Loaded questions!
Using statistical significance, AIC, Cp, BIC for model selection backfires whether forwards, backwards, or all possible subsets of predictors selection is being used. fastbw exists for the better-behaved approach of model approximation and for minor trimming of highly insignificant variables in a context where the bootstrap can properly penalize for such data dredging. Using P-values whether from anova or not to drop or select variables has all the same problems. fastbw also exists to satisfy users who really want to walk the tightrope.

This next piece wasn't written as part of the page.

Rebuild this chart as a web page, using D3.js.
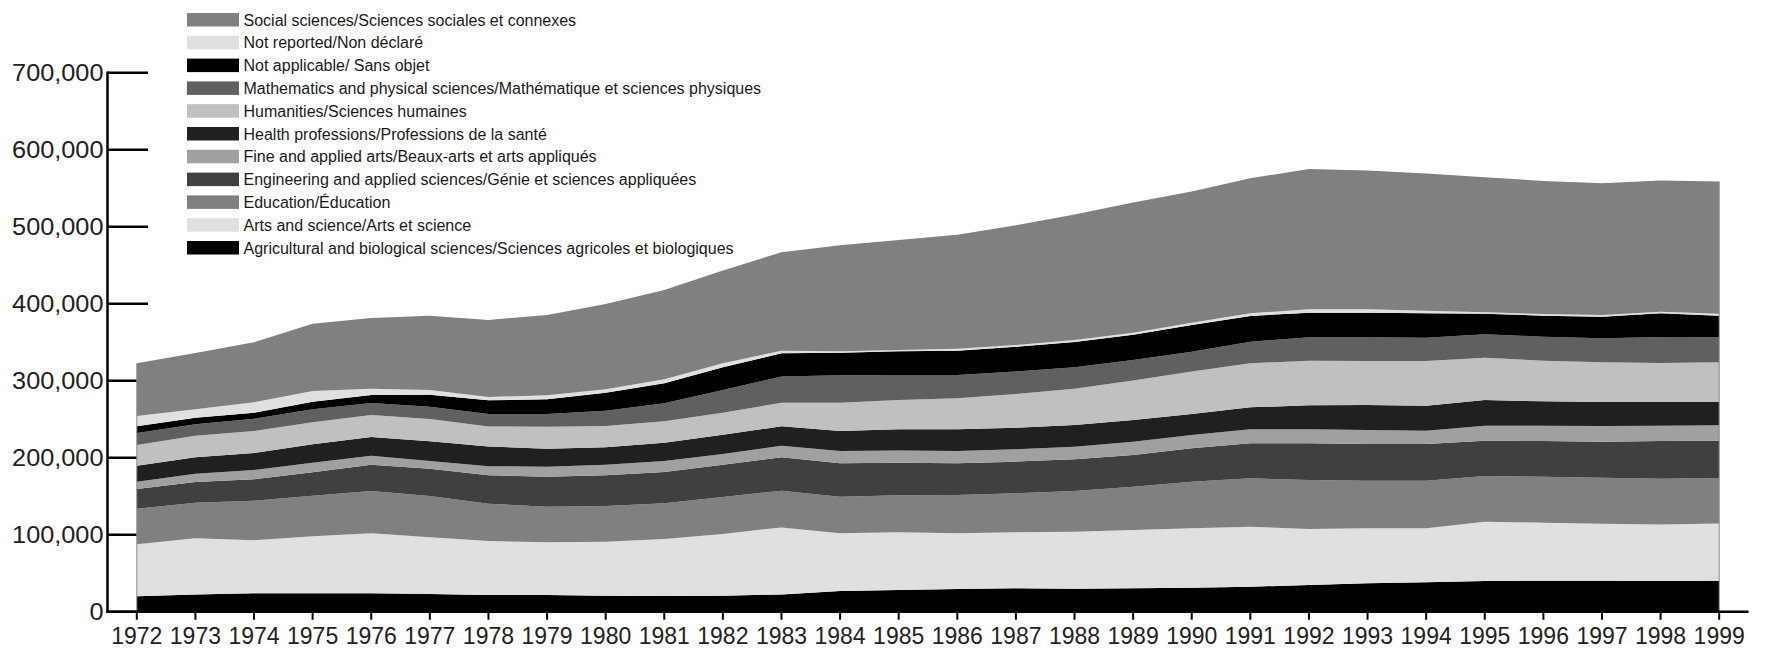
<!DOCTYPE html>
<html>
<head>
<meta charset="utf-8">
<script src="https://cdn.jsdelivr.net/npm/d3@7/dist/d3.min.js"></script>
<style>
  html, body { margin: 0; padding: 0; background: #fff; }
  svg { display: block; font-family: "Liberation Sans", Arial, Helvetica, sans-serif; }
</style>
</head>
<body>
<svg id="chart" width="1766" height="649"></svg>
<script>
// ---- Data ----
const years = [1972,1973,1974,1975,1976,1977,1978,1979,1980,1981,1982,1983,1984,1985,
               1986,1987,1988,1989,1990,1991,1992,1993,1994,1995,1996,1997,1998,1999];

const agricultural = [20000,22300,23800,23800,23800,22900,21800,21600,20800,20400,20800,22500,26800,28100,29400,30300,29900,30300,31200,32500,34600,36800,38100,39800,40300,40300,39800,40300];
const artsScience  = [67700,73200,68900,74100,78000,73700,70000,68500,70100,74000,80100,87000,75000,75000,72400,72800,74000,75800,77100,77900,72800,71500,70200,77100,75300,74000,73600,74400];
const education    = [46100,45900,51500,52800,54900,53700,48500,46300,46400,46300,48100,47700,47600,48000,49800,50600,52800,56300,60600,62800,63600,61900,61900,59300,59800,59800,59400,58900];
const engineering  = [25700,27000,27700,30300,34300,35500,37000,39000,39800,40700,42000,43300,43300,42500,41100,41200,41200,41100,43300,45500,47700,47600,47600,45900,46300,46700,48900,48500];
const fineArts     = [9400,10600,12100,12600,11600,9900,11700,13000,13800,14300,13800,15100,16000,15600,16000,16000,16400,17300,17300,18200,18200,18200,17300,19500,19900,20400,19900,19900];
const health       = [20600,21700,22100,23800,24300,25600,25700,23300,22600,23800,25100,25100,26000,27700,28200,28100,28200,28200,27300,28500,31100,32500,32500,33400,31600,31200,30800,30400];
const humanities   = [27000,27700,28600,28500,28600,29000,25800,28600,27700,27700,28600,30800,36800,38100,40200,43700,47200,51100,55000,57200,58000,57100,58000,54900,52800,51500,50600,51500];
const mathPhys     = [15700,15100,16000,16900,15600,16000,16200,16500,19900,23400,29400,33800,35500,32400,30300,29100,27700,26800,25900,28100,30400,30800,30300,30400,31200,31200,33800,32500];
const notApplicable= [8800,8500,7800,10000,10400,15600,17800,19000,23400,26000,29500,30300,29400,30800,31600,32400,32900,32900,34700,33400,32000,32000,31600,26800,27300,28100,30700,28100];
const notReported  = [13200,10800,13400,13800,8200,6100,4400,5200,4300,5200,5200,3400,1800,1700,2600,2200,2600,2600,3000,3400,4300,4300,3500,1700,2100,2200,2200,2600];
const socialSci    = [68400,73200,78000,87500,91800,96500,100000,104400,110900,116000,120400,127800,137700,142900,148100,155400,162800,168900,170200,175400,182300,180200,178000,175400,172800,171000,170200,171500];

const yTicks = [0,100000,200000,300000,400000,500000,600000,700000];

// series in stacking order (bottom -> top)
const seriesNames = [
  "Agricultural and biological sciences/Sciences agricoles et biologiques",
  "Arts and science/Arts et science",
  "Education/Éducation",
  "Engineering and applied sciences/Génie et sciences appliquées",
  "Fine and applied arts/Beaux-arts et arts appliqués",
  "Health professions/Professions de la santé",
  "Humanities/Sciences humaines",
  "Mathematics and physical sciences/Mathématique et sciences physiques",
  "Not applicable/ Sans objet",
  "Not reported/Non déclaré",
  "Social sciences/Sciences sociales et connexes"
];
const seriesValues = [agricultural, artsScience, education, engineering, fineArts, health,
                      humanities, mathPhys, notApplicable, notReported, socialSci];
const seriesColors = ["#000000","#e0e0e0","#808080","#404040","#a0a0a0","#202020",
                      "#c0c0c0","#606060","#000000","#e0e0e0","#808080"];

// ---- Build table for d3.stack ----
const table = years.map((yr, i) => {
  const row = { year: yr };
  seriesNames.forEach((n, k) => row[n] = seriesValues[k][i]);
  return row;
});

const svg = d3.select("#chart");

const x = d3.scalePoint().domain(years).range([107.5, 1748.5]).padding(0.5);
const y = d3.scaleLinear().domain([0, 700000]).range([611.7, 72.7]);

const stack = d3.stack().keys(seriesNames);
const layers = stack(table);

// y ticks (drawn under the areas)
svg.append("g").selectAll("line").data(yTicks).join("line")
  .attr("x1", 107.5).attr("x2", 148)
  .attr("y1", d => y(d)).attr("y2", d => y(d))
  .attr("stroke", "#000").attr("stroke-width", 2.5);

// areas
const area = d3.area()
  .x(d => x(d.data.year))
  .y0(d => y(d[0]))
  .y1(d => y(d[1]));

svg.append("g").selectAll("path").data(layers).join("path")
  .attr("d", area)
  .attr("fill", (d, i) => seriesColors[i]);

// thin grey edges at left/right of the stack
const total = years.map((yr, i) => seriesValues.reduce((s, arr) => s + arr[i], 0));
svg.append("line")
  .attr("x1", x(years[0])).attr("x2", x(years[0]))
  .attr("y1", y(0)).attr("y2", y(total[0]))
  .attr("stroke", "#8a8a8a").attr("stroke-width", 1);
svg.append("line")
  .attr("x1", x(years[years.length-1])).attr("x2", x(years[years.length-1]))
  .attr("y1", y(0)).attr("y2", y(total[total.length-1]))
  .attr("stroke", "#8a8a8a").attr("stroke-width", 1);

// y axis line
svg.append("line")
  .attr("x1", 107.5).attr("x2", 107.5)
  .attr("y1", y(700000) - 1.2).attr("y2", y(0) + 1.2)
  .attr("stroke", "#000").attr("stroke-width", 2.5);

// x axis line
svg.append("line")
  .attr("x1", 106.3).attr("x2", 1748.5)
  .attr("y1", y(0)).attr("y2", y(0))
  .attr("stroke", "#000").attr("stroke-width", 2.5);

// x ticks
svg.append("g").selectAll("line").data(years).join("line")
  .attr("x1", d => x(d)).attr("x2", d => x(d))
  .attr("y1", y(0)).attr("y2", y(0) + 8)
  .attr("stroke", "#000").attr("stroke-width", 2);

// x labels
svg.append("g").selectAll("text").data(years).join("text")
  .attr("x", d => x(d)).attr("y", 643.5)
  .attr("text-anchor", "middle")
  .attr("font-size", 23)
  .attr("fill", "#222")
  .text(d => d);

// y labels (slightly wide glyphs as in the reference)
const fmt = d3.format(",");
svg.append("g").selectAll("text").data(yTicks).join("text")
  .attr("transform", d => `translate(103.5,${y(d)}) scale(1.1,1)`)
  .attr("text-anchor", "end")
  .attr("dy", "0.36em")
  .attr("font-size", 23)
  .attr("fill", "#222")
  .text(d => fmt(d));

// legend (reverse order: top series first)
const legendItems = seriesNames.map((n, i) => ({ name: n, color: seriesColors[i] })).reverse();
const lg = svg.append("g");
const rows = lg.selectAll("g").data(legendItems).join("g")
  .attr("transform", (d, i) => `translate(187,${13 + i * 22.8})`);
rows.append("rect")
  .attr("width", 52).attr("height", 13.5)
  .attr("fill", d => d.color);
rows.append("text")
  .attr("x", 56.5).attr("y", 6.9)
  .attr("dy", "0.35em")
  .attr("font-size", 16)
  .attr("fill", "#1a1a1a")
  .text(d => d.name);
</script>
</body>
</html>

Methods that simultaneously shrinkage and select variables (e.g., lasso and elastic net) make the variable selection "honest" by penalizing the result for the number of candidate features. But there is a serioius problem that still lurks. Just as with naiive unpenalized variable selection, the newer methods have a low probability of finding the truly important variables, especially when co-linearity exists. This is exposed by running the algorithm multiple times using the bootstrap and noticing that the list of features "selected" is highly unstable.
The desire for parsimony generally creates a large number of problems: loss of predictive discrimination, arbitrariness, instability, complete noise in the presence of co-linearity.
The old ridge regression (quadratic penalty with no attempt at parsimony) approach generally gives the best predictive discrimination while helping to get good calibration. Here the analyst gives up on trying to find "the" variables. The model can sometimes be simplified using model approximation (pre-conditioning).